Gert Rijlaarsdam was trained in linguistics and educational sciences. He is Professor Innovative Language, Literature and Arts Education at the University of Amsterdam and parttime Adjunct professor at Norwegian University of Science and Technology. Was parttime visiting professor in Umea (3 yrs.) and Antwerp (5 yrs.). Member of the Doctoral School of the University of Leon (Spain).

Details at https://www.uva.nl/profiel/r/i/g.c.w.rijlaarsdam/g.c.w.rijlaarsdam.html, which includes a tab with full publication list. Dissertations (co-)directed: 41. H-index 48.

Domains: Writing, oral skills, visual arts, interpretation of literary fiction.

Expertise: Designing and testing interventions, process studies. Most prominent is the focus on the relation between task processes, outcomes, task characteristics and individual learner characteristics.
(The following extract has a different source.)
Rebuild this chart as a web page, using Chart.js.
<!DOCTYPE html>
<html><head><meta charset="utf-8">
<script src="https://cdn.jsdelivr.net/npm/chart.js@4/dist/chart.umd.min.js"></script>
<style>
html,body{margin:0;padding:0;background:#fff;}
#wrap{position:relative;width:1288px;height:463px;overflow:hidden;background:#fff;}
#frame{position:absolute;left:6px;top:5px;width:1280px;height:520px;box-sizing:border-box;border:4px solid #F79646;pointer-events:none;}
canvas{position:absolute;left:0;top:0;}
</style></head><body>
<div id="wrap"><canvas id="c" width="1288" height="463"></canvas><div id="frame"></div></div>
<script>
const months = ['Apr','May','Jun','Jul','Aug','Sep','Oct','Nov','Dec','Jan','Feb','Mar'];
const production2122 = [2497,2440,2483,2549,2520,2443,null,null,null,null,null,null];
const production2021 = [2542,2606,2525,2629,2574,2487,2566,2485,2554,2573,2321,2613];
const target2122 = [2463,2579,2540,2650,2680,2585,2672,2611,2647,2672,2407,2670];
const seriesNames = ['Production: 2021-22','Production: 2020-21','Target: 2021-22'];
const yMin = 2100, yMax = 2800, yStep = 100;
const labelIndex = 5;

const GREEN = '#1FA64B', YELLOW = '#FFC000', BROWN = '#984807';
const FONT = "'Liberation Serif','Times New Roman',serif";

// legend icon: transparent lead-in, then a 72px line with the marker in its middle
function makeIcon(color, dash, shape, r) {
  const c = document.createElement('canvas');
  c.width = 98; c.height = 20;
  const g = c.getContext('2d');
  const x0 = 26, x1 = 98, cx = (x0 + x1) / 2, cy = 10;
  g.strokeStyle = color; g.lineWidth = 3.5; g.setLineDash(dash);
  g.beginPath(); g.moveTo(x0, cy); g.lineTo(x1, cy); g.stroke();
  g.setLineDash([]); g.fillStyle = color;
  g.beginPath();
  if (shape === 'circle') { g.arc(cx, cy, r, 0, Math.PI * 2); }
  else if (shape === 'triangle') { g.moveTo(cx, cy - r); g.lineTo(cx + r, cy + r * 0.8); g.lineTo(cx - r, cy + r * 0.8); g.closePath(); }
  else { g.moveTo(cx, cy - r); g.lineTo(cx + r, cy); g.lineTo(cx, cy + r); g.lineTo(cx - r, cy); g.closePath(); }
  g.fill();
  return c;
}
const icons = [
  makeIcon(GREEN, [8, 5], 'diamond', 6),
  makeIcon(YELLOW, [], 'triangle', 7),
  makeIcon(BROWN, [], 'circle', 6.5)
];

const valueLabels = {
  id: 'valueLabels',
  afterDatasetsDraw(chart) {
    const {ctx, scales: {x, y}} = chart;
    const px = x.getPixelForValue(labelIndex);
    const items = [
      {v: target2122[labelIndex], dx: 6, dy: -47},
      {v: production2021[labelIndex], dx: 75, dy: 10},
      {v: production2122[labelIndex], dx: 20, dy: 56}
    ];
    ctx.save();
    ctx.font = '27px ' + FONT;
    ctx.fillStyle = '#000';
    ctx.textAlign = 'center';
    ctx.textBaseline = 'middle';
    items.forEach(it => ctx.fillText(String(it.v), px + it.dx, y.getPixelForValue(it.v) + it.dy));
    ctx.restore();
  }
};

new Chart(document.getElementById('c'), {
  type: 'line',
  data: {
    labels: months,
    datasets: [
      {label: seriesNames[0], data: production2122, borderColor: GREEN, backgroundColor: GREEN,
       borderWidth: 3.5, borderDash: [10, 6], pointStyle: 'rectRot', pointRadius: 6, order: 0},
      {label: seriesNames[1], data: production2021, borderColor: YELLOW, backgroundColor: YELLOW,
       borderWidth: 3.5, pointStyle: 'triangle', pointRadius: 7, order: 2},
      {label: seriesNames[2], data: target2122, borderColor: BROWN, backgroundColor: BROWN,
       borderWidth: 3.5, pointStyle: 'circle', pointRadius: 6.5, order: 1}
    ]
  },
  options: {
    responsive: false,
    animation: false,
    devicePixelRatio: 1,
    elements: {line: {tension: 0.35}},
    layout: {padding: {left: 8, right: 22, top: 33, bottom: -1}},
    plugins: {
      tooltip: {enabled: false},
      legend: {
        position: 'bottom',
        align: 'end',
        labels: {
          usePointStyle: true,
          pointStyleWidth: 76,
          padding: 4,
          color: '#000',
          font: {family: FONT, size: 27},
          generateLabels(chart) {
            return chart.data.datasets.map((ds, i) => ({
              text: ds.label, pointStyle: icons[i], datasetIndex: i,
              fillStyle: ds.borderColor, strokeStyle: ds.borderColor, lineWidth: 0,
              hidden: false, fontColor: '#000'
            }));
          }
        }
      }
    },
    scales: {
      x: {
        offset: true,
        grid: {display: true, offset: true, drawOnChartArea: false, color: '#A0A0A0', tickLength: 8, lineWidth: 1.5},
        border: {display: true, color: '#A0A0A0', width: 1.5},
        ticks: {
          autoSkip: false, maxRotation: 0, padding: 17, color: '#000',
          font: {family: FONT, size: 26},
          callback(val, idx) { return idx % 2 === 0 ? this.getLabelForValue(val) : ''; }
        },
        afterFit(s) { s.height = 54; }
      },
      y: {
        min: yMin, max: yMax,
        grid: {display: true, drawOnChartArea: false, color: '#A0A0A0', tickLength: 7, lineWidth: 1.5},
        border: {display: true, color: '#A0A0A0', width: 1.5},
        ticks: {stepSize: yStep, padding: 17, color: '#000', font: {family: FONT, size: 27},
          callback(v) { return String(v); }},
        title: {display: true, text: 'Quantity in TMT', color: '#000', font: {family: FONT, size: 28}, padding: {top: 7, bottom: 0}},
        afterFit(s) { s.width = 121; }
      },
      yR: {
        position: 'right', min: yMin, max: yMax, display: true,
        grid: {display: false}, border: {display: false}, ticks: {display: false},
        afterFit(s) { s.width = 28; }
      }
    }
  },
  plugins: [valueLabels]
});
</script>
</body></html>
Professionalisation: Longstanding member of EARLI, with services as EARLI conference organizer, SIG WRITING Conferences and special interest group coordinator.

Chair of the Working Group on Research & Didactics Dutch of the Association of Teachers of Dutch. Initiatives:

Publication services

Initiatives: Book series (now > 35 volumes): Studies in Writing, serving as series editor from 1994-2015.

Open access journals: L1-Educational Studies in Language and Literature (2000); Journal of Writing Research, since 2008.

Services: Learning and Instruction (2014-current, since 2022 editor-in-chief). Member of Editorial board (Journal of Educational Psychology, Educational Research Review, Spanish Journal of Psychology, Written Communication).